The first problem is to extract the timestamp and the category information. To capture the timestamp information, I implemented the following functions:

let parsedate datestring = DateTime.TryParse(datestring)

let getTimestamp (words:string []) =
    if words.Length > 2 then
        let timestamp = sprintf "%s %s" words.[0] words.[1]
        match parsedate timestamp with
            | true, d -> Some(d)
            | false,_ -> None
    else None

I leveraged F#'s Option type to return either a valid timestamp or None if no timestamp are found. You can see later how I use this as a filter to determine if I'm at the start of a log entry or not. Here's the code to get the category label:

let getCategory (words:string []) =
    if words.Length > 4 then 
        let tokens = words.[4].Split[|':'|]
    // Once in a while, there is log entry with no labels
    else ""

I know that the category label always is the 5th token, but once in a while the category label shows up in the log as CATEGORY_LABEL:Lorem, therefore I have to split the word with the token ":" to extract just the category label.

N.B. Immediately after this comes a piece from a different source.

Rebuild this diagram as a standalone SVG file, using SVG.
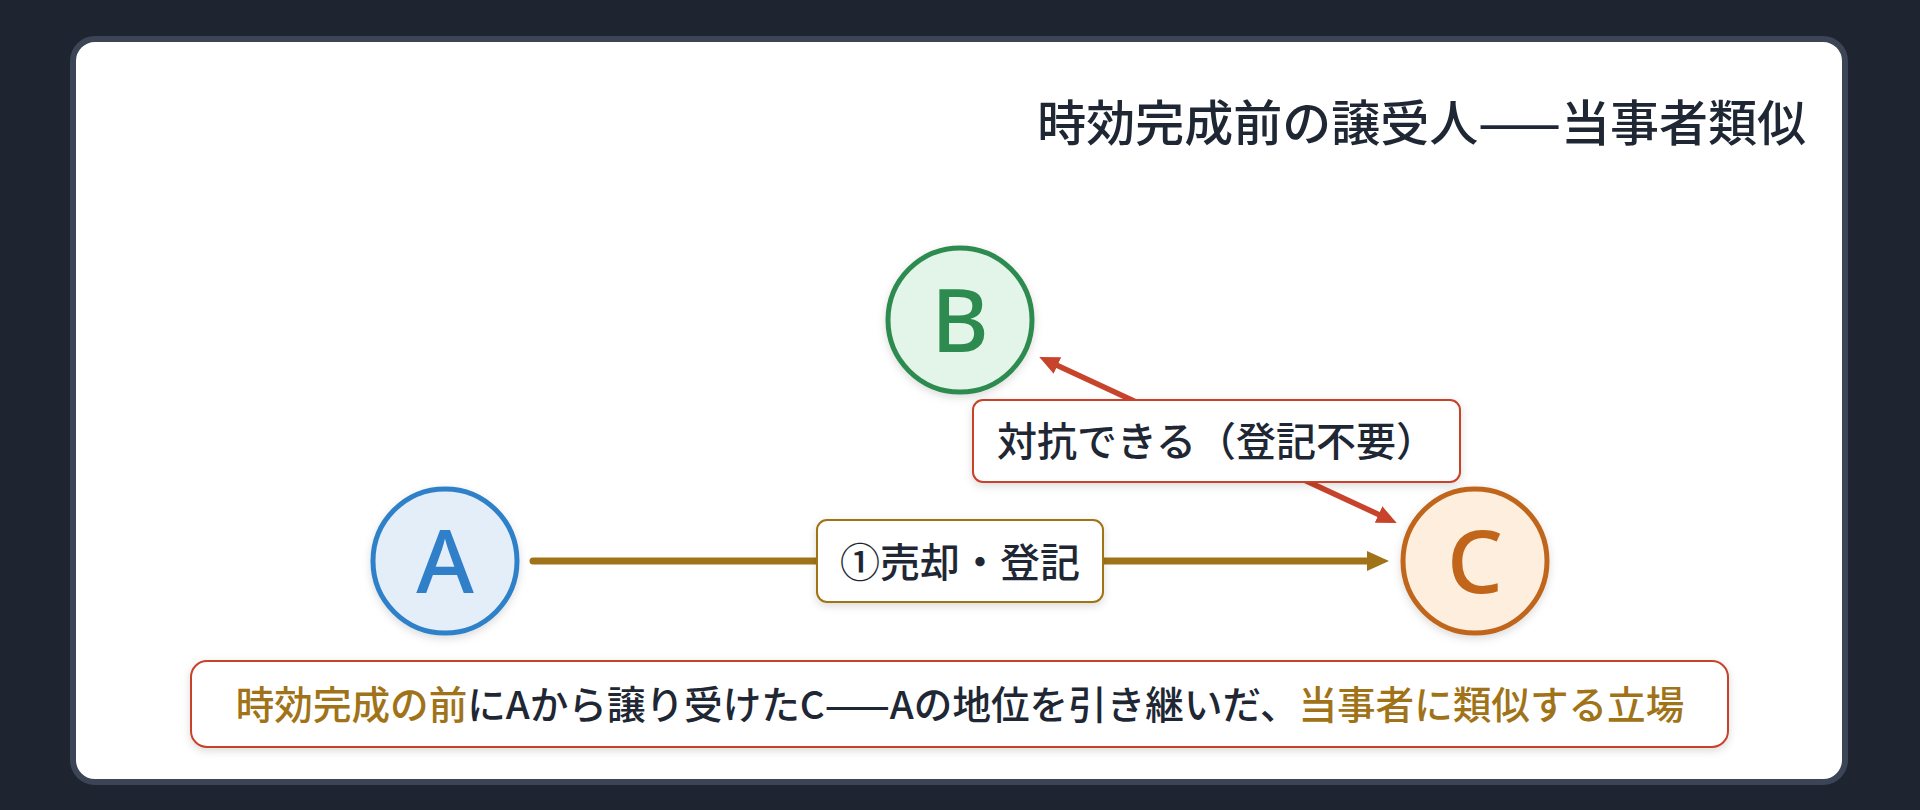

With these 2 functions, I can now build my getheader function which would extract the timestamp and category label:

// Get the timestamp and the job category     
let getHeader (line:string) =
    let words = line.Trim().Split[| ' ' |]
    let timestamp = getTimestamp words
    let category = getCategory words

I now have all the pieces to be able to build my log parser:

// Utility function to create log entry
let createLogEntry (timestamp,category)  entry =
    {Timestamp = timestamp;  Category=category;  Entry = List.rev entry}      
// Core parser engine to parse the log files
let rec logparser lines oldheader entry (acc:LogEntry list) =
    match lines with
    | line :: rest -> 
        // Check with we got new timestamp with this line
        let header = getHeader line
        match header with
        | (Some(ts),category) -> 
            // Found new timestamp,create log entry from the collected lines
            let logentry = createLogEntry oldheader (line::entry)
            //  Begin new log entry collections
            logparser rest (ts,category) [] (logentry::acc)
        | (None,_) -> 
            // Add new entry to line
            logparser rest oldheader (line::entry) acc
    // We're done with all line processing!
    | [] -> 
        let logentry = createLogEntry oldheader entry
        logentry :: acc |> List.rev

This log parser would recursively processed each line in the log file and build a list of LogEntry to return. When I find a header, I would begin a new LogEntry. Because I built the list using the :: (cons) operator, I need to reverse the list when I finish building the list. I would use the above parser engine as shown in the following code, which would return to me list of all log entries.

let parselog file parser =
    let lines = File.ReadAllLines(file)
    let past = DateTime.Now
    parser (Array.toList lines) (past,"") [] []

Now I have all the pieces to begin performing log analysis. I typically begin by chopping the log into smaller pieces. In the following example, I'm looking for a specific category on specific dates, one before the database migration and one after the database migration.

let (_,premigration) = DateTime.TryParse("03/11/2011")
let (_,postmigration) = DateTime.TryParse("03/14/2011")

// Extraction engine to pull logs related to specific job @ specific date
let extract targetdate label file processor =
    parselog file logparser
    |> List.filter (fun x -> x.Timestamp.Date.Equals(targetdate))
    |> List.filter (fun x -> x.Category.Trim().Equals(label))
    |> processor

// End log entry text to file
let send2file file entries=
    |> (fun x -> x.Entry)
    |> List.concat
    |> List.toArray
    |> writefile file

// smaller working file - premigration for JOB A
(send2file @"JOBA.premigration.log") |>
extract premigration.Date "JOBA" @"jobs.log" 

// smaller working file - postmigration for JOB A
(send2file @"JOBA.postmigration.log") |>
extract postmigration.Date "JOBA" @"jobs.log" 

Here's another example usage where I wanted to grab clusters of log entries along the time dimension (e.g. unique sets of Timestamp,Category pairs).

let getEntryClusters targetdate infile outfile  =
    parselog infile logparser
    |> List.filter (fun x -> x.Timestamp.Date.Equals(targetdate))
    |> (fun entry -> (entry.Timestamp,entry.Category))
    |> Set.ofList |> Set.toList
    |> (fun (ts,category) -> sprintf "%s,%s" (ts.ToString()) category)
    |> List.toArray 
    |> writefile outfile

getEntryClusters postmigration.Date @"jobs.log" @"clusters.log"

The interactive capability of F# in Visual Studio made building this log analysis tool a lot easier than I expected. While I can do similar interactive work with Ruby's irb, or Python's interactive mode, Visual Studio and F# just makes it feel much more productive than either of Ruby or Python's interactive environment. If I had to analyze another log file with a different format, I can certainly reuse my code and maybe just changed the logparser implementation. Indeed, just a few days after later, I was able to apply this code to look into some Tibco logs with minimal amount of changes.